-- START --
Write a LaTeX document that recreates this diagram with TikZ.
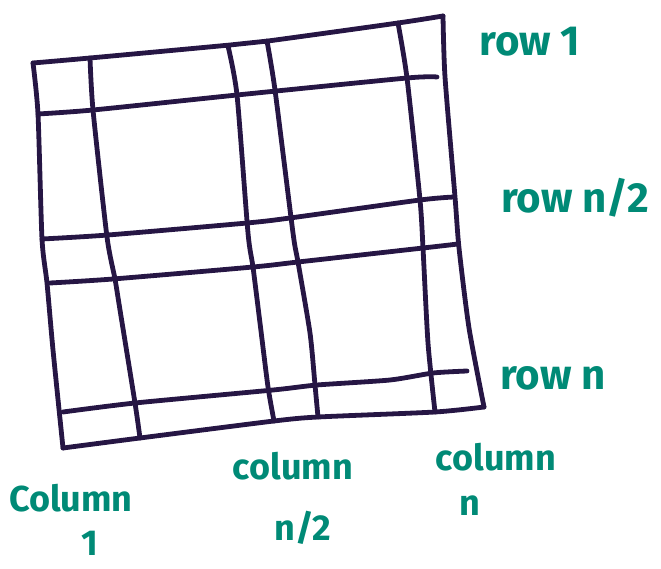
\documentclass[tikz,border=0pt]{standalone}
\usepackage{fontspec}
\setmainfont{Fira Sans}
\definecolor{gridink}{RGB}{38,22,68}
\definecolor{labelteal}{RGB}{0,138,118}

\begin{document}
\begin{tikzpicture}[x=1pt,y=-1pt,
  ink/.style={line width=4.8pt,gridink,line cap=round,line join=round},
  lbl/.style={labelteal,inner sep=0pt,font=\fontsize{36}{40}\selectfont\bfseries},
  rowlbl/.style={lbl,font=\fontsize{42}{46}\selectfont\bfseries}]
  \useasboundingbox (0,0) rectangle (661,569);
  % outer frame
  \draw[ink] plot[smooth,tension=0.4] coordinates {(33,63) (90,58) (230,45) (268,41) (398,23) (443,16)};
  \draw[ink] plot[smooth,tension=0.4] coordinates {(443,16) (445,77) (455,197) (459,248) (469,328) (484,407)};
  \draw[ink] plot[smooth,tension=0.4] coordinates {(484,407) (435,412) (318,417) (274,421) (140,438) (63,448)};
  \draw[ink] plot[smooth,tension=0.4] coordinates {(63,448) (53,350) (47,283) (42,239) (38,114) (33,63)};
  % rows
  \draw[ink] plot[smooth,tension=0.4] coordinates {(38,114) (93,110) (237,95) (407,78) (437,77)};
  \draw[ink] plot[smooth,tension=0.4] coordinates {(42,239) (108,235) (247,223) (290,218) (420,200) (454,197)};
  \draw[ink] plot[smooth,tension=0.4] coordinates {(50,283) (113,279) (253,267) (298,262) (423,248) (458,244)};
  \draw[ink] plot[smooth,tension=0.4] coordinates {(63,412) (135,403) (273,390) (317,385) (390,380) (433,373) (467,371)};
  % columns
  \draw[ink] plot[smooth,tension=0.4] coordinates {(90,58) (93,110) (107,237) (115,279) (120,310) (135,403) (140,438)};
  \draw[ink] plot[smooth,tension=0.4] coordinates {(228,46) (237,95) (248,233) (253,267) (260,323) (268,387) (274,421)};
  \draw[ink] plot[smooth,tension=0.4] coordinates {(267,41) (275,90) (293,233) (298,262) (310,333) (315,385) (318,417)};
  \draw[ink] plot[smooth,tension=0.4] coordinates {(398,23) (407,78) (420,200) (423,248) (428,343) (435,412)};
  % labels
  \node[rowlbl] (rowone) at (530,42) {row 1};
  \node[rowlbl] (rowhalf) at (575,198) {row n/2};
  \node[rowlbl] (rown) at (553,378) {row n};
  \node[lbl] (colone) at (71,498) {Column};
  \node[lbl] (colonenum) at (90,543) {1};
  \node[lbl] (colhalf) at (293,466) {column};
  \node[lbl] (colhalfnum) at (303,528) {n/2};
  \node[lbl] (coln) at (496,457) {column};
  \node[lbl] (colnnum) at (470,506) {n};
\end{tikzpicture}
\end{document}
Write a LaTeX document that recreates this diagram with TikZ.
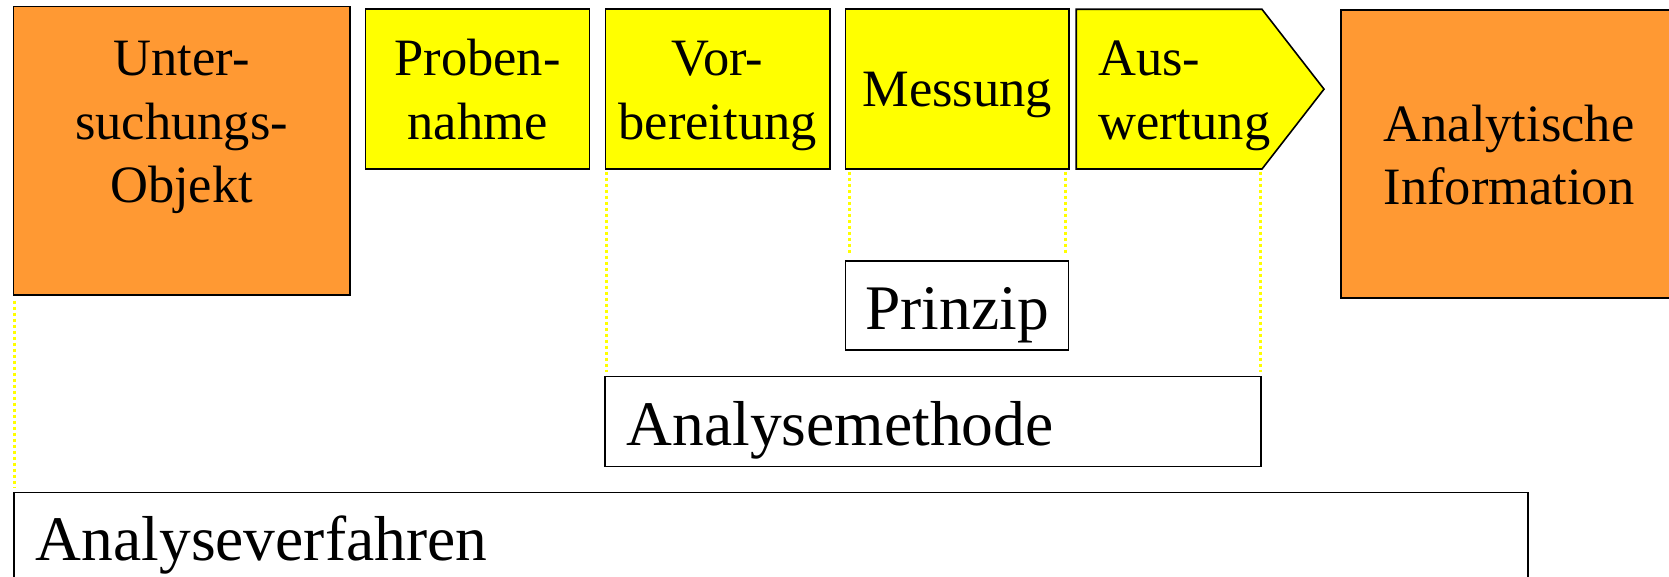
\documentclass[tikz,border=0pt]{standalone}
\usepackage{fontspec}
\setmainfont{Liberation Serif}
\usetikzlibrary{backgrounds}
\definecolor{boxorange}{RGB}{255,153,51}
\definecolor{boxyellow}{RGB}{255,255,0}
\begin{document}
\begin{tikzpicture}[
  x=1pt, y=-1pt,
  box/.style={draw=black, line width=1.6pt, inner sep=0pt, outer sep=0pt, anchor=north west},
  txt/.style={inner sep=0pt, font=\fontsize{52.5pt}{63.5pt}\selectfont, align=center},
  big/.style={inner sep=0pt, font=\fontsize{63.5pt}{76pt}\selectfont},
  guide/.style={draw=boxyellow, line width=3pt, dash pattern=on 3pt off 3pt}
]
\useasboundingbox (0,0) rectangle (1669,577);

% process steps
\node[box, fill=boxorange, minimum width=336.4pt, minimum height=288.3pt] (obj) at (13.4,6.7) {};
\node[box, fill=boxyellow, minimum width=223.9pt, minimum height=159.7pt] (probe) at (365.5,9.3) {};
\node[box, fill=boxyellow, minimum width=224.4pt, minimum height=159.7pt] (vorb) at (605.4,9.3) {};
\node[box, fill=boxyellow, minimum width=223.4pt, minimum height=159.7pt] (mess) at (845.6,9.3) {};
\node[inner sep=0pt, outer sep=0pt, anchor=north west, minimum width=185.8pt, minimum height=159.7pt] (ausw) at (1076.2,9.3) {};
\begin{scope}[on background layer]
  \draw[line width=1.6pt, fill=boxyellow, line join=miter]
    (ausw.north west) -- (ausw.north east) -- ([xshift=62pt]ausw.east)
    -- (ausw.south east) -- (ausw.south west) -- cycle;
\end{scope}
\node[box, fill=boxorange, minimum width=336pt, minimum height=288pt] (info) at (1341,10) {};

% nested scopes
\node[box, fill=white, minimum width=222.8pt, minimum height=89pt] (prinzip) at (845.5,261) {};
\node[box, fill=white, minimum width=656pt, minimum height=90pt] (methode) at (605,376.5) {};
\node[box, fill=white, minimum width=1514pt, minimum height=120pt] (verfahren) at (13.8,492.5) {};

% labels (multi-line labels are anchored on the baseline of their last line)
\node[txt, anchor=base] (objT) at (181.6,203) {Unter-\\suchungs-\\Objekt};
\node[txt, anchor=base] (probeT) at (477.5,139.5) {Proben-\\nahme};
\node[txt, anchor=base] (vorbT) at (717.6,139.5) {Vor-\\bereitung};
\node[txt, anchor=base] (messT) at (957.3,107) {Messung};
\node[txt, align=left, anchor=base west] (auswT) at (1098,139.5) {Aus-\\wertung};
\node[txt, anchor=base] (infoT) at (1509,205) {Analytische\\Information};
\node[big, anchor=base] (prinzipT) at (957,329) {Prinzip};
\node[big, anchor=base west] (methodeT) at (626.5,445) {Analysemethode};
\node[big, anchor=base west] (verfahrenT) at (35.7,560) {Analyseverfahren};

% dotted guides
\draw[guide, shorten <=5.7pt, shorten >=4.5pt]
  ([xshift=1.4pt]obj.south west) -- ([xshift=1.4pt]obj.south west |- verfahren.north);
\draw[guide, shorten <=2.7pt, shorten >=4.5pt]
  ([xshift=1pt]vorb.south west) -- ([xshift=1pt]vorb.south west |- methode.north);
\draw[guide, shorten <=2.7pt, shorten >=6pt]
  ([xshift=4pt]mess.south west) -- ([xshift=4pt]mess.south west |- prinzip.north);
\draw[guide, shorten <=2.7pt, shorten >=6pt]
  ([xshift=-3.5pt]mess.south east) -- ([xshift=-3.5pt]mess.south east |- prinzip.north);
\draw[guide, shorten <=2.7pt, shorten >=4.5pt]
  ([xshift=-2pt]ausw.south east) -- ([xshift=-2pt]ausw.south east |- methode.north);
\end{tikzpicture}
\end{document}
-- END --
- **TASK STATEMENT**
Nothing but the pictures may be dropped; output the records above exactly.

- **FINAL RESULT**
Write a LaTeX document that recreates this diagram with TikZ.
\documentclass[tikz,border=0pt]{standalone}
\usepackage{fontspec}
\setmainfont{Fira Sans}
\definecolor{gridink}{RGB}{38,22,68}
\definecolor{labelteal}{RGB}{0,138,118}

\begin{document}
\begin{tikzpicture}[x=1pt,y=-1pt,
  ink/.style={line width=4.8pt,gridink,line cap=round,line join=round},
  lbl/.style={labelteal,inner sep=0pt,font=\fontsize{36}{40}\selectfont\bfseries},
  rowlbl/.style={lbl,font=\fontsize{42}{46}\selectfont\bfseries}]
  \useasboundingbox (0,0) rectangle (661,569);
  % outer frame
  \draw[ink] plot[smooth,tension=0.4] coordinates {(33,63) (90,58) (230,45) (268,41) (398,23) (443,16)};
  \draw[ink] plot[smooth,tension=0.4] coordinates {(443,16) (445,77) (455,197) (459,248) (469,328) (484,407)};
  \draw[ink] plot[smooth,tension=0.4] coordinates {(484,407) (435,412) (318,417) (274,421) (140,438) (63,448)};
  \draw[ink] plot[smooth,tension=0.4] coordinates {(63,448) (53,350) (47,283) (42,239) (38,114) (33,63)};
  % rows
  \draw[ink] plot[smooth,tension=0.4] coordinates {(38,114) (93,110) (237,95) (407,78) (437,77)};
  \draw[ink] plot[smooth,tension=0.4] coordinates {(42,239) (108,235) (247,223) (290,218) (420,200) (454,197)};
  \draw[ink] plot[smooth,tension=0.4] coordinates {(50,283) (113,279) (253,267) (298,262) (423,248) (458,244)};
  \draw[ink] plot[smooth,tension=0.4] coordinates {(63,412) (135,403) (273,390) (317,385) (390,380) (433,373) (467,371)};
  % columns
  \draw[ink] plot[smooth,tension=0.4] coordinates {(90,58) (93,110) (107,237) (115,279) (120,310) (135,403) (140,438)};
  \draw[ink] plot[smooth,tension=0.4] coordinates {(228,46) (237,95) (248,233) (253,267) (260,323) (268,387) (274,421)};
  \draw[ink] plot[smooth,tension=0.4] coordinates {(267,41) (275,90) (293,233) (298,262) (310,333) (315,385) (318,417)};
  \draw[ink] plot[smooth,tension=0.4] coordinates {(398,23) (407,78) (420,200) (423,248) (428,343) (435,412)};
  % labels
  \node[rowlbl] (rowone) at (530,42) {row 1};
  \node[rowlbl] (rowhalf) at (575,198) {row n/2};
  \node[rowlbl] (rown) at (553,378) {row n};
  \node[lbl] (colone) at (71,498) {Column};
  \node[lbl] (colonenum) at (90,543) {1};
  \node[lbl] (colhalf) at (293,466) {column};
  \node[lbl] (colhalfnum) at (303,528) {n/2};
  \node[lbl] (coln) at (496,457) {column};
  \node[lbl] (colnnum) at (470,506) {n};
\end{tikzpicture}
\end{document}
Write a LaTeX document that recreates this diagram with TikZ.
\documentclass[tikz,border=0pt]{standalone}
\usepackage{fontspec}
\setmainfont{Liberation Serif}
\usetikzlibrary{backgrounds}
\definecolor{boxorange}{RGB}{255,153,51}
\definecolor{boxyellow}{RGB}{255,255,0}
\begin{document}
\begin{tikzpicture}[
  x=1pt, y=-1pt,
  box/.style={draw=black, line width=1.6pt, inner sep=0pt, outer sep=0pt, anchor=north west},
  txt/.style={inner sep=0pt, font=\fontsize{52.5pt}{63.5pt}\selectfont, align=center},
  big/.style={inner sep=0pt, font=\fontsize{63.5pt}{76pt}\selectfont},
  guide/.style={draw=boxyellow, line width=3pt, dash pattern=on 3pt off 3pt}
]
\useasboundingbox (0,0) rectangle (1669,577);

% process steps
\node[box, fill=boxorange, minimum width=336.4pt, minimum height=288.3pt] (obj) at (13.4,6.7) {};
\node[box, fill=boxyellow, minimum width=223.9pt, minimum height=159.7pt] (probe) at (365.5,9.3) {};
\node[box, fill=boxyellow, minimum width=224.4pt, minimum height=159.7pt] (vorb) at (605.4,9.3) {};
\node[box, fill=boxyellow, minimum width=223.4pt, minimum height=159.7pt] (mess) at (845.6,9.3) {};
\node[inner sep=0pt, outer sep=0pt, anchor=north west, minimum width=185.8pt, minimum height=159.7pt] (ausw) at (1076.2,9.3) {};
\begin{scope}[on background layer]
  \draw[line width=1.6pt, fill=boxyellow, line join=miter]
    (ausw.north west) -- (ausw.north east) -- ([xshift=62pt]ausw.east)
    -- (ausw.south east) -- (ausw.south west) -- cycle;
\end{scope}
\node[box, fill=boxorange, minimum width=336pt, minimum height=288pt] (info) at (1341,10) {};

% nested scopes
\node[box, fill=white, minimum width=222.8pt, minimum height=89pt] (prinzip) at (845.5,261) {};
\node[box, fill=white, minimum width=656pt, minimum height=90pt] (methode) at (605,376.5) {};
\node[box, fill=white, minimum width=1514pt, minimum height=120pt] (verfahren) at (13.8,492.5) {};

% labels (multi-line labels are anchored on the baseline of their last line)
\node[txt, anchor=base] (objT) at (181.6,203) {Unter-\\suchungs-\\Objekt};
\node[txt, anchor=base] (probeT) at (477.5,139.5) {Proben-\\nahme};
\node[txt, anchor=base] (vorbT) at (717.6,139.5) {Vor-\\bereitung};
\node[txt, anchor=base] (messT) at (957.3,107) {Messung};
\node[txt, align=left, anchor=base west] (auswT) at (1098,139.5) {Aus-\\wertung};
\node[txt, anchor=base] (infoT) at (1509,205) {Analytische\\Information};
\node[big, anchor=base] (prinzipT) at (957,329) {Prinzip};
\node[big, anchor=base west] (methodeT) at (626.5,445) {Analysemethode};
\node[big, anchor=base west] (verfahrenT) at (35.7,560) {Analyseverfahren};

% dotted guides
\draw[guide, shorten <=5.7pt, shorten >=4.5pt]
  ([xshift=1.4pt]obj.south west) -- ([xshift=1.4pt]obj.south west |- verfahren.north);
\draw[guide, shorten <=2.7pt, shorten >=4.5pt]
  ([xshift=1pt]vorb.south west) -- ([xshift=1pt]vorb.south west |- methode.north);
\draw[guide, shorten <=2.7pt, shorten >=6pt]
  ([xshift=4pt]mess.south west) -- ([xshift=4pt]mess.south west |- prinzip.north);
\draw[guide, shorten <=2.7pt, shorten >=6pt]
  ([xshift=-3.5pt]mess.south east) -- ([xshift=-3.5pt]mess.south east |- prinzip.north);
\draw[guide, shorten <=2.7pt, shorten >=4.5pt]
  ([xshift=-2pt]ausw.south east) -- ([xshift=-2pt]ausw.south east |- methode.north);
\end{tikzpicture}
\end{document}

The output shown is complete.